Animare un conflitto con l’idea  semplicemente di riprodurre altro  conflitto si risolve in questa chiave in un’operazione fine e a sé stessa, che proprio in quanto tale viene esclusa a priori dai nostri sindacati. Essi non sono meccanicamente contro le ‘riforme’ proposte dai governi, anche non amici, ma hanno maturato l’attitudine e l’abitudine  a proporre in ogni caso altre ‘riforme’. Quindi  essi non si muovono dentro un’azione meccanicamente difensiva o di rimessa, ma  all’interno di una logica che  li spinge a misurarsi in positivo e con proposte sul terreno dell’innovazione.

Insomma nel caso italiano mobilitazioni collettiva a grande scala sono più complicate da impostare e  da mettere in campo. Ma non impensabili o da ritenere impraticabili, come la storia ci insegna. Non possono  però prendere corpo sulla base di una petizione di principio mediatica, come sembra ritenere una parte della stampa. Bensì attraverso un’attività laboriosa di ricucitura sociale e di intermediazione,  che faccia lievitare l’insicurezza diffusa in una proposta di trasformazione. La società sta ribollendo, e le proteste degli studenti sul caro affitti (che è un problema più generale) ne sono un primo segnale.  I tanti fili dell’insoddisfazione sociale sono in movimento e forse ad un certo punto si potranno cumulare. E i sindacati, almeno quelli più disponibili a mettersi in sintonia con la parte debole della società, potranno fare la loro parte e contribuire alla propagazione organizzativa delle ansie e delle richieste collettive.

Questo passaggio non è affatto da escludere: il capitale organizzativo dei sindacati ne costituisce una buona premessa e garanzia. Ed inoltre questi sono destinati ancora a svolgere una funzione di supplenza verso la politica di sinistra, assente o afona.

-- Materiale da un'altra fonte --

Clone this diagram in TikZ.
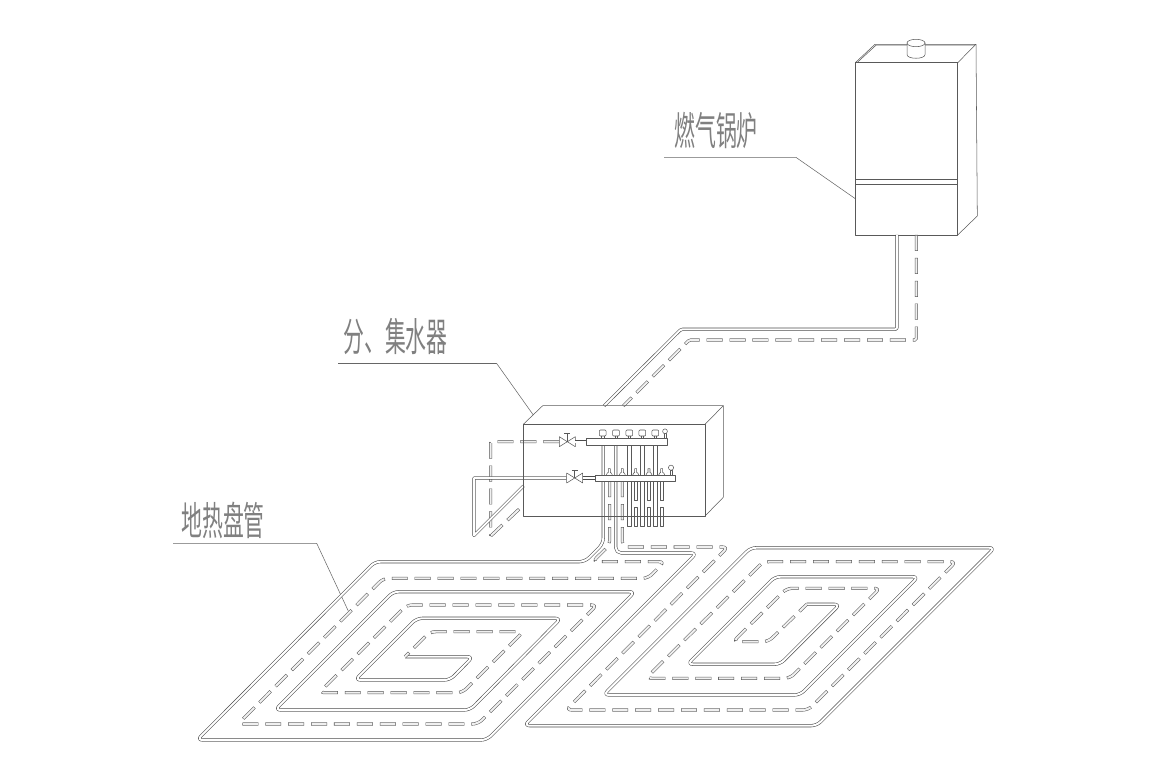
\documentclass[tikz,border=0pt]{standalone}
\usepackage{fontspec}
\newfontfamily\cjk[FakeStretch=0.53]{Noto Sans CJK SC}
\begin{document}
\begin{tikzpicture}[
        x=0.02cm, y=-0.02cm,
        edge/.style={draw=black!65, line width=0.3pt, line join=round},
        face/.style={edge, fill=white},
        leader/.style={edge, draw=black!60},
        pipe/.style={draw=black!70, line width=0.32pt, double=white, double distance=0.04cm, rounded corners=0.11cm, line join=round},
        pipedash/.style={draw=black!65, line width=1.75pt, dash pattern=on 9.07pt off 3.97pt, rounded corners=0.11cm,
            postaction={draw=black!6, line width=1.15pt, dash pattern=on 8.5pt off 4.54pt, dash phase=12.75pt}},
        tag/.style={inner sep=0pt, text=black!50, font=\cjk\fontsize{22.4pt}{24pt}\selectfont}
    ]
        \useasboundingbox (0,0) rectangle (1152,759);

        % labels and leaders
        \node[tag] (boilerlabel) at (716,131) {燃气锅炉};
        \node[tag] (manifoldlabel) at (395.5,337) {分、集水器};
        \node[tag] (coillabel) at (223,520) {地热盘管};
        \coordinate (boilerstart) at (664,157.4);
        \coordinate (boilerbend) at (796,157.4);
        \coordinate (boilertip) at (855.3,198.7);
        \coordinate (manifoldstart) at (338,363.5);
        \coordinate (manifoldbend) at (496.7,363.5);
        \coordinate (manifoldtip) at (533.3,415);
        \coordinate (coilstart) at (173,543.3);
        \coordinate (coilbend) at (316.7,543.3);
        \coordinate (coiltip) at (348.3,611);
        \draw[leader] (boilerstart) -- (boilerbend) -- (boilertip);
        \draw[leader] (manifoldstart) -- (manifoldbend) -- (manifoldtip);
        \draw[leader] (coilstart) -- (coilbend) -- (coiltip);

        % boiler
        \draw[edge] (855.3,62.7) -- (875,44.3) -- (976,44.3) -- (957.7,62.7);
        \draw[edge] (857,62.7) -- (876,45.2) -- (975,45.2);
        \draw[edge] (976,44.3) -- (977.3,216) -- (957.7,235);
        \draw[edge] (855.3,62.7) rectangle (957.7,235);
        \draw[edge] (855.3,62) -- (957.7,62);
        \draw[edge] (855.3,179.3) -- (957.7,179.3);
        \draw[edge] (855.3,184.3) -- (957.7,184.3);
        \draw[face] (907,43) -- (907,54.6) .. controls (907,59.5) and (925,59.5) .. (925,54.6) -- (925,43) -- cycle;
        \draw[face] (916,43) ellipse [x radius=9, y radius=3.7];

        % supply and return to boiler
        \draw[pipe, rounded corners=0.03cm] (897,235) -- (897,329.3) -- (681,329.3) -- (604,406);
        \draw[pipedash, rounded corners=0.03cm] (916.3,235) -- (916.3,340) -- (689.3,340) -- (623.3,406);

        % upper feed with valve, lower feed with valve
        \draw[pipedash, rounded corners=0.03cm] (559.3,441.7) -- (490.7,441.7) -- (490.7,536) -- (524,504.5);
        \draw[pipe, rounded corners=0pt] (566.7,478) -- (474,478) -- (474,535.5) -- (523.5,486);

        % left coil
        \draw[pipe] (603.3,445) -- (603.3,543.4) -- (585,561.7) -- (375,561.7) -- (197,740) -- (486.7,740)
            -- (635,591.7) -- (393.3,591.7) -- (275,710) -- (470,710) -- (561,618.3) -- (416.7,618.3)
            -- (355,680) -- (450,680) -- (473,656.7) -- (405,656.7);
        \draw[pipedash] (609.7,481.3) -- (609.7,545) -- (592.5,561.7) -- (664.5,561.7) -- (648,578.3)
            -- (383.3,578.3) -- (238,724) -- (478,724) -- (597,605) -- (406.7,605) -- (319,692.7)
            -- (462.3,692.7) -- (523.3,631.7) -- (430,631.7) -- (405,656.7);

        % right coil
        \draw[pipe] (615.7,445) -- (615.7,553) -- (696.7,553) -- (524,725.7) -- (816.7,725.7) -- (994.7,547.7)
            -- (750.7,547.7) -- (603.4,695) -- (800,695) -- (918.3,576.7) -- (775,576.7) -- (687.4,664.3)
            -- (780,664.3) -- (840,604.3) -- (806.7,604.3);
        \draw[pipedash] (622.3,481.3) -- (622.3,547) -- (728,547) -- (566,710) -- (808.3,710) -- (956,561.7)
            -- (763.3,561.7) -- (646,678.3) -- (790,678.3) -- (880,588.3) -- (786.7,588.3) -- (733,641.7)
            -- (768.3,641.7) -- (806.7,604.3);

        % manifold outlets ending inside the box
        \foreach \ox in {629.3,642.3,655.3} {
            \draw[face] (\ox-1.6,445) rectangle (\ox+1.6,526);
        }
        \foreach \ox in {635.7,649,661.7} {
            \draw[face] (\ox-1.6,481.3) rectangle (\ox+1.6,500.7);
            \draw[face] (\ox-1.6,507.7) rectangle (\ox+1.6,526.7);
        }

        % wall box
        \draw[edge] (523.3,424.3) rectangle (705,516);
        \draw[edge] (523.3,424.3) -- (542.7,405.7) -- (723.3,405.7) -- (705,424.3);
        \draw[edge] (723.3,405.7) -- (723.3,497.3) -- (705,516);

        % valves
        \foreach \vx/\vy in {567.3/441.7,574.7/478} {
            \draw[face] (\vx-8,\vy-5) -- (\vx+8,\vy+5) -- (\vx+8,\vy-5) -- (\vx-8,\vy+5) -- cycle;
            \draw[edge] (\vx,\vy) -- (\vx,\vy-8);
            \draw[edge] (\vx-3,\vy-8) -- (\vx+3,\vy-8);
        }
        \draw[pipe, rounded corners=0pt] (575.3,441.7) -- (586,441.7);
        \draw[pipe, rounded corners=0pt] (582.7,478) -- (595.3,478);

        % upper manifold
        \foreach \kx in {602.7,616,629.3,642.3,655.3} {
            \draw[face] (\kx-1.2,435) rectangle (\kx+1.2,438.3);
            \draw[face, rounded corners=0.02cm] (\kx-3.4,430) rectangle (\kx+3.4,436);
        }
        \draw[face] (664.2,433) rectangle (665.8,438.3);
        \draw[face] (665,431.3) circle [radius=2.4];
        \draw[face] (586,438.3) rectangle (667.3,445);

        % lower manifold
        \foreach \px in {609.3,622.3,635.7,649,661.7} {
            \draw[face] (\px-3,475) -- (\px-2,473) -- (\px-1,472.5) -- (\px-1,468.7) -- (\px+1,468.7) -- (\px+1,472.5) -- (\px+2,473) -- (\px+3,475);
        }
        \draw[face] (670.2,470) rectangle (671.8,475);
        \draw[face] (671,467.7) circle [radius=2.6];
        \draw[face] (595.3,475) rectangle (675.3,481.3);
    \end{tikzpicture}
\end{document}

Appare comunque difficile immaginare che basti  un  bel gesto o la volontà  ‘politica’ per produrre grandi eventi sociali, di ampie dimensioni e più o meno catartici: come assume certa opinione facilona e di corto respiro. Ma dobbiamo augurarci che se prenderanno piede in Italia tali  mobilitazioni collettive servano in primo luogo a favorire il raggiungimento di alcuni di quei beni pubblici di cui il nostro paese ha bisogno.